Material shown:
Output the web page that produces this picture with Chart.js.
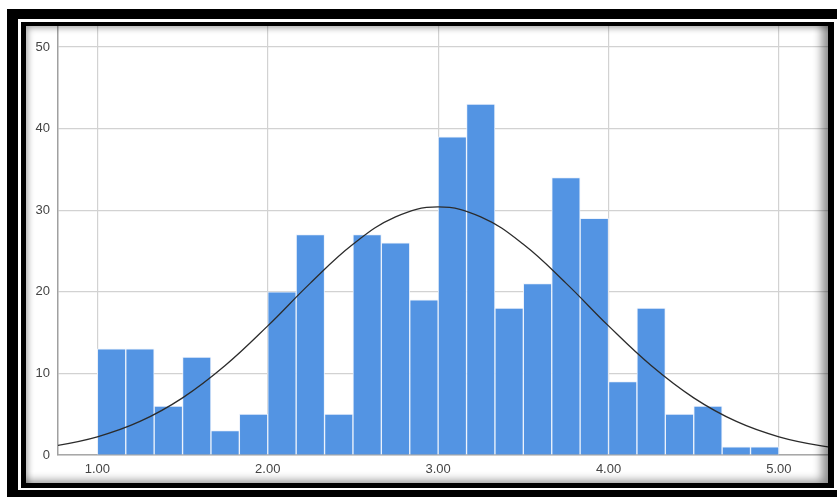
<!DOCTYPE html>
<html lang="en">
  <head>
    <meta charset="utf-8">
    <title>Histogram</title>
    <style>
      body {
        margin: 0;
        width: 837px;
        height: 497px;
        overflow: hidden;
        background: #fff;
        position: relative;
      }
      #outer {
        position: absolute;
        left: 7px;
        top: 9px;
        width: 860px;
        height: 498px;
        box-sizing: border-box;
        border-style: solid;
        border-color: #000;
        border-width: 10px 10px 17px 11px;
      }
      #inner {
        position: absolute;
        left: 21px;
        top: 22px;
        width: 813px;
        height: 466px;
        box-sizing: border-box;
        border-style: solid;
        border-color: #000;
        border-width: 4px 6px 5px 5px;
      }
      #myChart, #shade {
        position: absolute;
        left: 26px;
        top: 26px;
        width: 802px;
        height: 457px;
      }
      #shade {
        pointer-events: none;
        box-shadow: inset -10px -6px 10px -4px rgba(0,0,0,0.45), inset 5px 5px 6px -3px rgba(0,0,0,0.35);
      }
    </style>
  </head>
  <body>
    <div id="outer"></div>
    <div id="inner"></div>
    <canvas id="myChart" width="802" height="457"></canvas>
    <div id="shade"></div>

    <script src="https://cdn.jsdelivr.net/npm/chart.js@4.4.0/dist/chart.umd.min.js"></script>
    <script>
      // histogram bins: 24 bins of width 1/6 from 1.00 to 5.00
      let binStart = 1.0;
      let binWidth = 1 / 6;
      let counts = [13, 13, 6, 12, 3, 5, 20, 27, 5, 27, 26, 19, 39, 43, 18, 21, 34, 29, 9, 18, 5, 6, 1, 1];

      // normal curve
      let curveX = [0.5, 0.75, 1.0, 1.25, 1.5, 1.75, 2.0, 2.25, 2.5, 2.75, 3.0, 3.25, 3.5, 3.75, 4.0, 4.25, 4.5, 4.75, 5.0, 5.25, 5.5];
      let curveY = [0.51, 1.12, 2.23, 4.11, 7.0, 10.96, 15.82, 21.06, 25.82, 29.18, 30.4, 29.18, 25.82, 21.06, 15.82, 10.96, 7.0, 4.11, 2.23, 1.12, 0.51];

      let xTicks = [1, 2, 3, 4, 5];
      let yTicks = [0, 10, 20, 30, 40, 50];

      let bars = counts.map(function (c, i) {
        return { x: binStart + binWidth * (i + 0.5), y: c };
      });
      let curve = curveX.map(function (x, i) {
        return { x: x, y: curveY[i] };
      });

      let tickFont = { family: "'Liberation Sans', Arial, sans-serif", size: 13 };

      let ctx = document.getElementById("myChart").getContext('2d');
      let chart = new Chart(ctx, {
        data: {
          datasets: [
            {
              type: 'line',
              data: curve,
              borderColor: '#2b2b2b',
              borderWidth: 1.3,
              pointRadius: 0,
              tension: 0.4,
              fill: false,
              order: 0
            },
            {
              type: 'bar',
              data: bars,
              backgroundColor: '#5394e3',
              borderColor: 'rgba(235,242,252,0.9)',
              borderWidth: 1,
              barPercentage: 1,
              categoryPercentage: 1,
              order: 1
            }
          ]
        },
        options: {
          responsive: false,
          animation: false,
          layout: { padding: 0 },
          plugins: {
            legend: { display: false },
            tooltip: { enabled: false }
          },
          scales: {
            x: {
              type: 'linear',
              min: 0.769,
              max: 5.288,
              offset: false,
              afterBuildTicks: function (scale) {
                scale.ticks = xTicks.map(function (v) { return { value: v }; });
              },
              afterFit: function (scale) {
                scale.height = 28;
                scale.paddingLeft = 0;
                scale.paddingRight = 0;
              },
              grid: { color: '#d2d2d2', lineWidth: 1.2, drawTicks: false, offset: false },
              border: { color: '#a8a8a8', width: 1.5 },
              ticks: {
                padding: 7,
                color: '#444',
                font: tickFont,
                maxRotation: 0,
                callback: function (v) { return v.toFixed(2); }
              }
            },
            y: {
              min: 0,
              max: 52.57,
              afterBuildTicks: function (scale) {
                scale.ticks = yTicks.map(function (v) { return { value: v }; });
              },
              afterFit: function (scale) {
                scale.width = 32;
                scale.paddingTop = 0;
                scale.paddingBottom = 0;
              },
              grid: { color: '#d2d2d2', lineWidth: 1.2, drawTicks: false },
              border: { color: '#a0a0a0', width: 1.5 },
              ticks: {
                padding: 8,
                color: '#444',
                font: tickFont
              }
            }
          }
        }
      });
    </script>
  </body>
</html>
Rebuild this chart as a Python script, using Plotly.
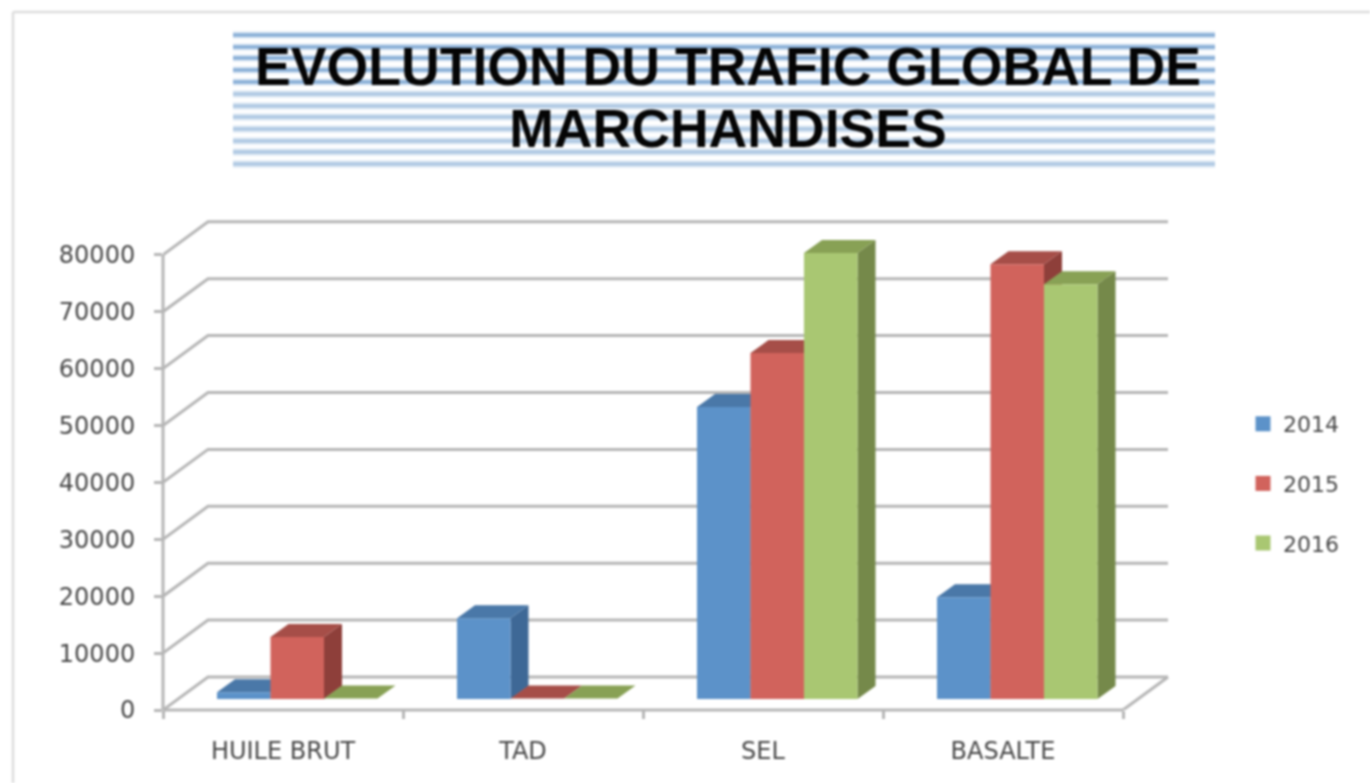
import plotly.graph_objects as go

# ---- data ----
categories = ["HUILE BRUT", "TAD", "SEL", "BASALTE"]
years = ["2014", "2015", "2016"]
v2014 = [1200, 14200, 51300, 17900]
v2015 = [10900, 100, 60800, 76400]
v2016 = [100, 100, 78400, 72900]
y_ticks = [0, 10000, 20000, 30000, 40000, 50000, 60000, 70000, 80000]
series = [v2014, v2015, v2016]

# ---- styles ----
front = ["#5C92C9", "#D1635C", "#A9C772"]
top = ["#4A78A8", "#A64E48", "#88A155"]
side = ["#3E6896", "#8E3F3A", "#75894A"]
grid = "#B6B6B6"
text = "#474747"
L, T, R, B = 163, 215, 1172, 710          # plot area in page pixels
PXX = 1 / 240                              # category units per pixel
PXY = 10000 / 56.9                         # value units per pixel
WALL_X, WALL_Y = 45 * PXX, 33 * PXY        # depth of the floor
BAR_X, BAR_Y = 15 * PXX, 11 * PXY          # bar set back from front
DEP_X, DEP_Y = 18 * PXX, 13 * PXY          # bar depth
GAP = 39 * PXX
BW = 53.5 * PXX
W, H = 1370, 783
XMAX = (R - L) * PXX
YMAX = (B - T) * PXY


def px(x):
    return (x - L) / (R - L)


def py(y):
    return (B - y) / (B - T)


fig = go.Figure()

# walls and gridlines
gx, gy = [], []
for t in y_ticks:
    gx += [0, WALL_X, 4 + WALL_X, None]
    gy += [t, t + WALL_Y, t + WALL_Y, None]
gx += [4, 4 + WALL_X]
gy += [0, WALL_Y]
fig.add_trace(go.Scatter(x=gx, y=gy, mode="lines", line=dict(color=grid, width=3),
                         hoverinfo="skip", showlegend=False, cliponaxis=False))

# bars: side, top and front faces, painted back to front for each series
for s, vals in enumerate(series):
    sx, sy, tx, ty, fx, fy = [], [], [], [], [], []
    for c, v in enumerate(vals):
        x0 = c + BAR_X + GAP + s * BW
        x1 = x0 + BW
        y0 = BAR_Y
        y1 = BAR_Y + v
        fx += [x0, x1, x1, x0, x0, None]
        fy += [y0, y0, y1, y1, y0, None]
        tx += [x0, x1, x1 + DEP_X, x0 + DEP_X, x0, None]
        ty += [y1, y1, y1 + DEP_Y, y1 + DEP_Y, y1, None]
        sx += [x1, x1 + DEP_X, x1 + DEP_X, x1, x1, None]
        sy += [y0, y0 + DEP_Y, y1 + DEP_Y, y1, y0, None]
    for xs, ys, col in ((sx, sy, side[s]), (tx, ty, top[s]), (fx, fy, front[s])):
        fig.add_trace(go.Scatter(x=xs, y=ys, mode="lines", fill="toself", fillcolor=col,
                                 line=dict(width=0, color=col), hoverinfo="skip",
                                 showlegend=False, cliponaxis=False))

# legend entries
for s, yr in enumerate(years):
    fig.add_trace(go.Scatter(x=[None], y=[None], mode="markers", name=yr, legendgroup=yr,
                             marker=dict(symbol="square", size=15, color=front[s])))

# title stripes
shapes = []
for i in range(12):
    yy = round(35 + i * 11.75)
    col = "#8FB3D9" if i < 5 else "#B3CBE4"
    shapes.append(dict(type="rect", xref="paper", yref="paper", layer="below",
                       x0=px(233), x1=px(1215), y0=py(yy - 4), y1=py(yy + 4),
                       fillcolor="#E6EEF7", line_width=0))
    shapes.append(dict(type="rect", xref="paper", yref="paper", layer="below",
                       x0=px(233), x1=px(1215), y0=py(yy - 2), y1=py(yy + 2),
                       fillcolor=col, line_width=0))
# chart frame
shapes.append(dict(type="line", xref="paper", yref="paper", layer="below",
                   x0=px(13), x1=px(13), y0=py(12), y1=py(790), line=dict(color="#DDDDDD", width=2.5)))
shapes.append(dict(type="line", xref="paper", yref="paper", layer="below",
                   x0=px(13), x1=px(1375), y0=py(12), y1=py(12), line=dict(color="#DDDDDD", width=2.5)))
# front axis lines
shapes.append(dict(type="line", xref="paper", yref="paper", layer="below",
                   x0=0, x1=0, y0=0, y1=y_ticks[-1] / YMAX, line=dict(color=grid, width=3)))
shapes.append(dict(type="line", xref="paper", yref="paper", layer="below",
                   x0=0, x1=len(categories) / XMAX, y0=0, y1=0, line=dict(color=grid, width=3)))

fig.update_layout(
    width=W, height=H, paper_bgcolor="white", plot_bgcolor="rgba(0,0,0,0)",
    margin=dict(l=L, r=W - R, t=T, b=H - B, autoexpand=False),
    showlegend=True,
    title=dict(text='<span style="font-size:53.6px">EVOLUTION DU TRAFIC GLOBAL DE<br>MARCHANDISES</span>',
               x=728 / W, xanchor="center", y=1 - 85 / H, yanchor="top",
               font=dict(family="Liberation Sans", size=48, color="#050505", weight="bold")),
    legend=dict(x=px(1243), xanchor="left", y=py(403), yanchor="top", tracegroupgap=28,
                bgcolor="rgba(0,0,0,0)", font=dict(family="DejaVu Sans", size=22, color=text)),
    shapes=shapes,
    xaxis=dict(range=[0, XMAX], showgrid=False, zeroline=False, showline=False,
               tickmode="array", tickvals=[0.5, 1.5, 2.5, 3.5], ticktext=categories,
               ticks="outside", ticklen=19, tickcolor="rgba(0,0,0,0)",
               tickfont=dict(family="DejaVu Sans", size=24, color=text),
               minor=dict(tickmode="array", tickvals=[0, 1, 2, 3, 4], ticks="outside", ticklen=8,
                          tickwidth=3, tickcolor=grid)),
    yaxis=dict(range=[0, YMAX], showgrid=False, zeroline=False, showline=False,
               tickmode="array", tickvals=y_ticks, ticks="outside", ticklen=8, tickwidth=3,
               tickcolor=grid, ticklabelstandoff=14, tickformat="d",
               tickfont=dict(family="DejaVu Sans", size=24, color=text)),
)

fig.write_html("out.html", config=dict(displayModeBar=False),
               post_script="document.body.style.margin='0';document.body.style.overflow='hidden';"
                           "document.body.style.filter='blur(0.9px)';")
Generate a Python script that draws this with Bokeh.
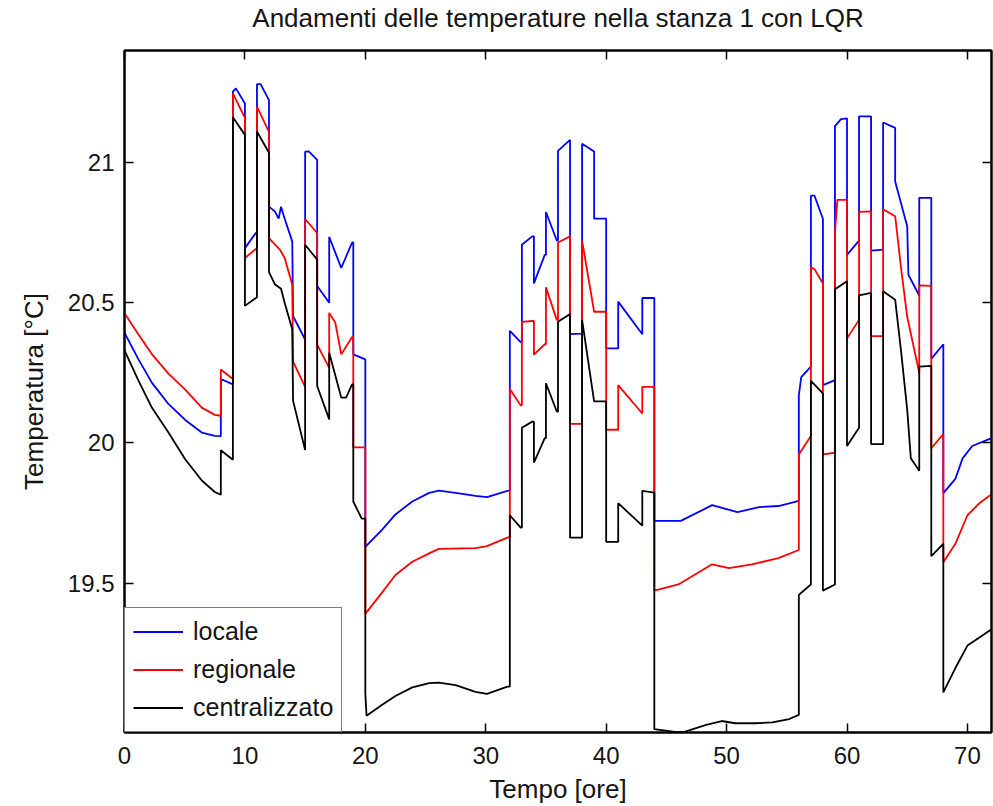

Work to do:
Begin at the line that has "Rebuild this chart", stop after the line that has "series = [v2014, v2015, v2016]", and reproduce every line between them exactly and nothing else. Pictures stay out of the copy.

Answer to this problem:
Rebuild this chart as a Python script, using Plotly.
import plotly.graph_objects as go

# ---- data ----
categories = ["HUILE BRUT", "TAD", "SEL", "BASALTE"]
years = ["2014", "2015", "2016"]
v2014 = [1200, 14200, 51300, 17900]
v2015 = [10900, 100, 60800, 76400]
v2016 = [100, 100, 78400, 72900]
y_ticks = [0, 10000, 20000, 30000, 40000, 50000, 60000, 70000, 80000]
series = [v2014, v2015, v2016]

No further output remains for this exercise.